Raw data:
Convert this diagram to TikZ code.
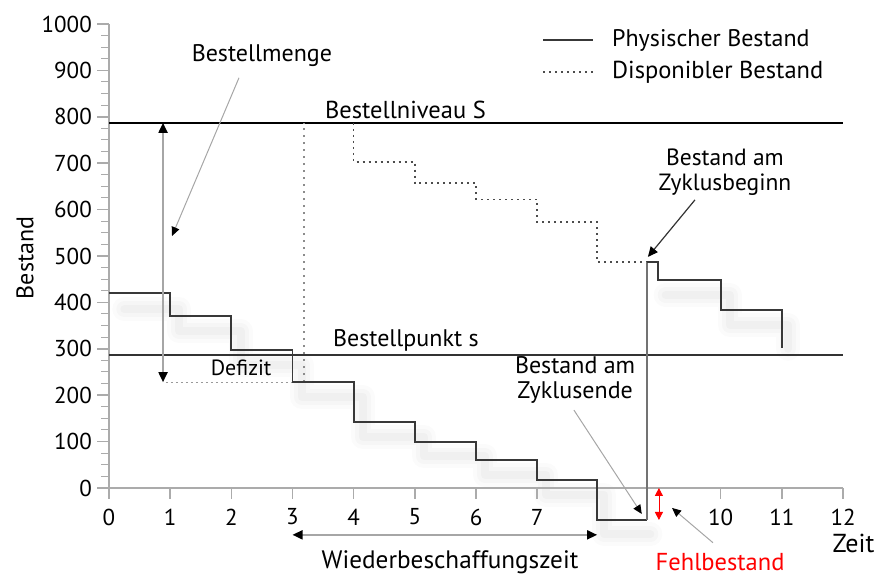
\documentclass[tikz,border=0pt]{standalone}
\usepackage{fontspec}
\setmainfont{PT Sans}
\usetikzlibrary{arrows.meta}
\begin{document}
\begin{tikzpicture}[x=61.17pt,y=0.464pt,
  every node/.style={font=\fontsize{24}{25}\selectfont, inner sep=0pt},
  ticklabel/.style={font=\fontsize{23}{25}\selectfont},
  axisline/.style={draw=black!33, line width=2pt},
  majtick/.style={draw=black!33, line width=1.5pt},
  mintick/.style={draw=black!33, line width=1pt},
  phys/.style={draw=black!78, line width=1.7pt},
  receipt/.style={draw=black!55, line width=2.6pt},
  dispo/.style={draw=black!70, line width=1.5pt, dash pattern=on 2pt off 4pt},
  orderdot/.style={draw=black!45, line width=2pt, dash pattern=on 2pt off 5pt},
  defdot/.style={draw=black!40, line width=1pt, dash pattern=on 2pt off 3pt},
  level/.style={draw=black, line width=2pt},
  levelb/.style={draw=black!80, line width=1.8pt},
  pointer/.style={draw=black!35, line width=1pt, -{Triangle[length=9pt,width=8pt,color=black]}},
  pointerd/.style={draw=black!80, line width=1.2pt, -{Triangle[length=10pt,width=9pt,color=black]}},
  dimarrow/.style={draw=black!35, line width=1.8pt, {Triangle[length=10pt,width=9pt,color=black]}-{Triangle[length=10pt,width=9pt,color=black]}},
  redarrow/.style={draw=red, line width=0.8pt, {Triangle[length=8pt,width=8pt]}-{Triangle[length=8pt,width=8pt]}},
  shadowA/.style={draw=black, opacity=0.015, line width=24pt, line join=round, line cap=round},
  shadowB/.style={draw=black, opacity=0.02, line width=16pt, line join=round, line cap=round},
  shadowC/.style={draw=black, opacity=0.025, line width=8pt, line join=round, line cap=round},
]
\useasboundingbox (-1.782,-191.8) rectangle (12.539,1051.7);

% soft shadows
\foreach \s in {shadowA,shadowB,shadowC}{
\draw[\s] (0.25,385) -- (1.15,385) -- (1.15,338) -- (2.15,338) -- (2.15,265) -- (3.15,265) -- (3.15,196) -- (4.15,196) -- (4.15,110) -- (5.15,110) -- (5.15,68) -- (6.15,68) -- (6.15,28) -- (7.15,28) -- (7.15,-15) -- (8.1,-15) -- (8.1,-100) -- (8.85,-100);
\draw[\s] (9.1,416) -- (10.15,416) -- (10.15,351) -- (11.1,351) -- (11.1,300);
}

% axes
\draw[axisline] (-0.196,0) -- (12,0);
\draw[axisline] (0,0) -- (0,1000);
\foreach \v in {0,100,...,1000} \draw[majtick] (-0.196,\v) -- (0,\v);
\foreach \v in {25,50,75,125,150,175,225,250,275,325,350,375,425,450,475,525,550,575,625,650,675,725,750,775,825,850,875,925,950,975}
  \draw[mintick] (-0.13,\v) -- (0,\v);
\foreach \t in {0,1,2,3,4,5,6,7,10,11,12} \draw[majtick] (\t,0) -- (\t,-24);
\foreach \v in {0,100,...,1000} \node[ticklabel, anchor=east] (yl\v) at (-0.278,\v) {\v};
\foreach \t in {0,1,2,3,4,5,6,7,10,11,12} \node[ticklabel] (xl\t) at (\t,-62.5) {\t};

% levels
\draw[level] (0,787) -- (12,787);
\draw[levelb] (0,287) -- (12,287);
\node[anchor=west, font=\fontsize{24.5}{26}\selectfont] (lS) at (3.53,815) {Bestellniveau S};
\node[anchor=west] (ls) at (3.66,319) {Bestellpunkt s};

% disponible stock
\draw[orderdot] (3.19,228) -- (3.19,787);
\draw[defdot] (0.93,228) -- (3,228);
\draw[dispo] (4,787) -- (4,703) -- (5,703) -- (5,657) -- (6,657) -- (6,622) -- (7,622) -- (7,573) -- (7.98,573) -- (7.98,487) -- (8.8,487);

% physical stock
\draw[phys] (0,420) -- (1,420) -- (1,371) -- (2,371) -- (2,297) -- (3,297) -- (3,228) -- (4,228) -- (4,142) -- (5,142) -- (5,99) -- (6,99) -- (6,60) -- (7,60) -- (7,17) -- (7.98,17) -- (7.98,-69) -- (8.795,-69);
\draw[receipt] (8.795,-69) -- (8.795,487);
\draw[phys] (8.795,487) -- (8.97,487) -- (8.97,448) -- (10,448) -- (10,383) -- (11,383) -- (11,302);

% Bestellmenge
\coordinate (bmtop) at (0.883,787);
\coordinate (bmbot) at (0.883,228);
\draw[dimarrow] (bmbot) -- (bmtop);
\node (bm) at (2.50,933) {Bestellmenge};
\coordinate (bmp1) at (2.125,884);
\coordinate (bmp2) at (1.03,543);
\draw[pointer] (bmp1) -- (bmp2);

\node[font=\fontsize{22}{24}\selectfont] (def) at (2.16,259) {Defizit};

% Zyklusende
\node[align=center, font=\fontsize{24}{24.5}\selectfont] (ze) at (7.62,233) {Bestand am\\Zyklusende};
\coordinate (zep1) at (7.60,168);
\coordinate (zep2) at (8.71,-56);
\draw[pointer] (zep1) -- (zep2);

% Zyklusbeginn
\node[align=center, font=\fontsize{23.5}{24.5}\selectfont] (zb) at (10.07,681) {Bestand am\\Zyklusbeginn};
\coordinate (zbp1) at (9.58,621);
\coordinate (zbp2) at (8.81,498);
\draw[pointerd] (zbp1) -- (zbp2);

% Fehlbestand
\coordinate (fa) at (8.99,0);
\coordinate (fb) at (8.99,-69);
\draw[redarrow] (fa) -- (fb);
\node[text=red, font=\fontsize{24.5}{26}\selectfont] (fb-l) at (9.99,-159.5) {Fehlbestand};
\coordinate (fp1) at (9.874,-118);
\coordinate (fp2) at (9.204,-43);
\draw[pointer] (fp1) -- (fp2);

% Wiederbeschaffungszeit
\coordinate (wa) at (3,-101);
\coordinate (wb) at (7.98,-101);
\draw[dimarrow] (wa) -- (wb);
\node[font=\fontsize{25.2}{26}\selectfont] (wbz) at (5.575,-159.5) {Wiederbeschaffungszeit};

% axis titles
\node[rotate=90, font=\fontsize{24}{28}\selectfont] (ylab) at (-1.373,496) {Bestand};
\node[font=\fontsize{26}{28}\selectfont] (zeit) at (12.17,-118.5) {Zeit};

% legend
\coordinate (lg1a) at (7.095,965.5);
\coordinate (lg1b) at (7.912,965.5);
\draw[phys] (lg1a) -- (lg1b);
\node[anchor=west] (lgt1) at (8.223,965.5) {Physischer Bestand};
\coordinate (lg2a) at (7.095,896.6);
\coordinate (lg2b) at (7.912,896.6);
\draw[dispo] (lg2a) -- (lg2b);
\node[anchor=west, font=\fontsize{24.5}{26}\selectfont] (lgt2) at (8.223,896.6) {Disponibler Bestand};
\end{tikzpicture}
\end{document}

Required task: Write the lines above out again exactly, without any of their pictures.

Result:
Convert this diagram to TikZ code.
\documentclass[tikz,border=0pt]{standalone}
\usepackage{fontspec}
\setmainfont{PT Sans}
\usetikzlibrary{arrows.meta}
\begin{document}
\begin{tikzpicture}[x=61.17pt,y=0.464pt,
  every node/.style={font=\fontsize{24}{25}\selectfont, inner sep=0pt},
  ticklabel/.style={font=\fontsize{23}{25}\selectfont},
  axisline/.style={draw=black!33, line width=2pt},
  majtick/.style={draw=black!33, line width=1.5pt},
  mintick/.style={draw=black!33, line width=1pt},
  phys/.style={draw=black!78, line width=1.7pt},
  receipt/.style={draw=black!55, line width=2.6pt},
  dispo/.style={draw=black!70, line width=1.5pt, dash pattern=on 2pt off 4pt},
  orderdot/.style={draw=black!45, line width=2pt, dash pattern=on 2pt off 5pt},
  defdot/.style={draw=black!40, line width=1pt, dash pattern=on 2pt off 3pt},
  level/.style={draw=black, line width=2pt},
  levelb/.style={draw=black!80, line width=1.8pt},
  pointer/.style={draw=black!35, line width=1pt, -{Triangle[length=9pt,width=8pt,color=black]}},
  pointerd/.style={draw=black!80, line width=1.2pt, -{Triangle[length=10pt,width=9pt,color=black]}},
  dimarrow/.style={draw=black!35, line width=1.8pt, {Triangle[length=10pt,width=9pt,color=black]}-{Triangle[length=10pt,width=9pt,color=black]}},
  redarrow/.style={draw=red, line width=0.8pt, {Triangle[length=8pt,width=8pt]}-{Triangle[length=8pt,width=8pt]}},
  shadowA/.style={draw=black, opacity=0.015, line width=24pt, line join=round, line cap=round},
  shadowB/.style={draw=black, opacity=0.02, line width=16pt, line join=round, line cap=round},
  shadowC/.style={draw=black, opacity=0.025, line width=8pt, line join=round, line cap=round},
]
\useasboundingbox (-1.782,-191.8) rectangle (12.539,1051.7);

% soft shadows
\foreach \s in {shadowA,shadowB,shadowC}{
\draw[\s] (0.25,385) -- (1.15,385) -- (1.15,338) -- (2.15,338) -- (2.15,265) -- (3.15,265) -- (3.15,196) -- (4.15,196) -- (4.15,110) -- (5.15,110) -- (5.15,68) -- (6.15,68) -- (6.15,28) -- (7.15,28) -- (7.15,-15) -- (8.1,-15) -- (8.1,-100) -- (8.85,-100);
\draw[\s] (9.1,416) -- (10.15,416) -- (10.15,351) -- (11.1,351) -- (11.1,300);
}

% axes
\draw[axisline] (-0.196,0) -- (12,0);
\draw[axisline] (0,0) -- (0,1000);
\foreach \v in {0,100,...,1000} \draw[majtick] (-0.196,\v) -- (0,\v);
\foreach \v in {25,50,75,125,150,175,225,250,275,325,350,375,425,450,475,525,550,575,625,650,675,725,750,775,825,850,875,925,950,975}
  \draw[mintick] (-0.13,\v) -- (0,\v);
\foreach \t in {0,1,2,3,4,5,6,7,10,11,12} \draw[majtick] (\t,0) -- (\t,-24);
\foreach \v in {0,100,...,1000} \node[ticklabel, anchor=east] (yl\v) at (-0.278,\v) {\v};
\foreach \t in {0,1,2,3,4,5,6,7,10,11,12} \node[ticklabel] (xl\t) at (\t,-62.5) {\t};

% levels
\draw[level] (0,787) -- (12,787);
\draw[levelb] (0,287) -- (12,287);
\node[anchor=west, font=\fontsize{24.5}{26}\selectfont] (lS) at (3.53,815) {Bestellniveau S};
\node[anchor=west] (ls) at (3.66,319) {Bestellpunkt s};

% disponible stock
\draw[orderdot] (3.19,228) -- (3.19,787);
\draw[defdot] (0.93,228) -- (3,228);
\draw[dispo] (4,787) -- (4,703) -- (5,703) -- (5,657) -- (6,657) -- (6,622) -- (7,622) -- (7,573) -- (7.98,573) -- (7.98,487) -- (8.8,487);

% physical stock
\draw[phys] (0,420) -- (1,420) -- (1,371) -- (2,371) -- (2,297) -- (3,297) -- (3,228) -- (4,228) -- (4,142) -- (5,142) -- (5,99) -- (6,99) -- (6,60) -- (7,60) -- (7,17) -- (7.98,17) -- (7.98,-69) -- (8.795,-69);
\draw[receipt] (8.795,-69) -- (8.795,487);
\draw[phys] (8.795,487) -- (8.97,487) -- (8.97,448) -- (10,448) -- (10,383) -- (11,383) -- (11,302);

% Bestellmenge
\coordinate (bmtop) at (0.883,787);
\coordinate (bmbot) at (0.883,228);
\draw[dimarrow] (bmbot) -- (bmtop);
\node (bm) at (2.50,933) {Bestellmenge};
\coordinate (bmp1) at (2.125,884);
\coordinate (bmp2) at (1.03,543);
\draw[pointer] (bmp1) -- (bmp2);

\node[font=\fontsize{22}{24}\selectfont] (def) at (2.16,259) {Defizit};

% Zyklusende
\node[align=center, font=\fontsize{24}{24.5}\selectfont] (ze) at (7.62,233) {Bestand am\\Zyklusende};
\coordinate (zep1) at (7.60,168);
\coordinate (zep2) at (8.71,-56);
\draw[pointer] (zep1) -- (zep2);

% Zyklusbeginn
\node[align=center, font=\fontsize{23.5}{24.5}\selectfont] (zb) at (10.07,681) {Bestand am\\Zyklusbeginn};
\coordinate (zbp1) at (9.58,621);
\coordinate (zbp2) at (8.81,498);
\draw[pointerd] (zbp1) -- (zbp2);

% Fehlbestand
\coordinate (fa) at (8.99,0);
\coordinate (fb) at (8.99,-69);
\draw[redarrow] (fa) -- (fb);
\node[text=red, font=\fontsize{24.5}{26}\selectfont] (fb-l) at (9.99,-159.5) {Fehlbestand};
\coordinate (fp1) at (9.874,-118);
\coordinate (fp2) at (9.204,-43);
\draw[pointer] (fp1) -- (fp2);

% Wiederbeschaffungszeit
\coordinate (wa) at (3,-101);
\coordinate (wb) at (7.98,-101);
\draw[dimarrow] (wa) -- (wb);
\node[font=\fontsize{25.2}{26}\selectfont] (wbz) at (5.575,-159.5) {Wiederbeschaffungszeit};

% axis titles
\node[rotate=90, font=\fontsize{24}{28}\selectfont] (ylab) at (-1.373,496) {Bestand};
\node[font=\fontsize{26}{28}\selectfont] (zeit) at (12.17,-118.5) {Zeit};

% legend
\coordinate (lg1a) at (7.095,965.5);
\coordinate (lg1b) at (7.912,965.5);
\draw[phys] (lg1a) -- (lg1b);
\node[anchor=west] (lgt1) at (8.223,965.5) {Physischer Bestand};
\coordinate (lg2a) at (7.095,896.6);
\coordinate (lg2b) at (7.912,896.6);
\draw[dispo] (lg2a) -- (lg2b);
\node[anchor=west, font=\fontsize{24.5}{26}\selectfont] (lgt2) at (8.223,896.6) {Disponibler Bestand};
\end{tikzpicture}
\end{document}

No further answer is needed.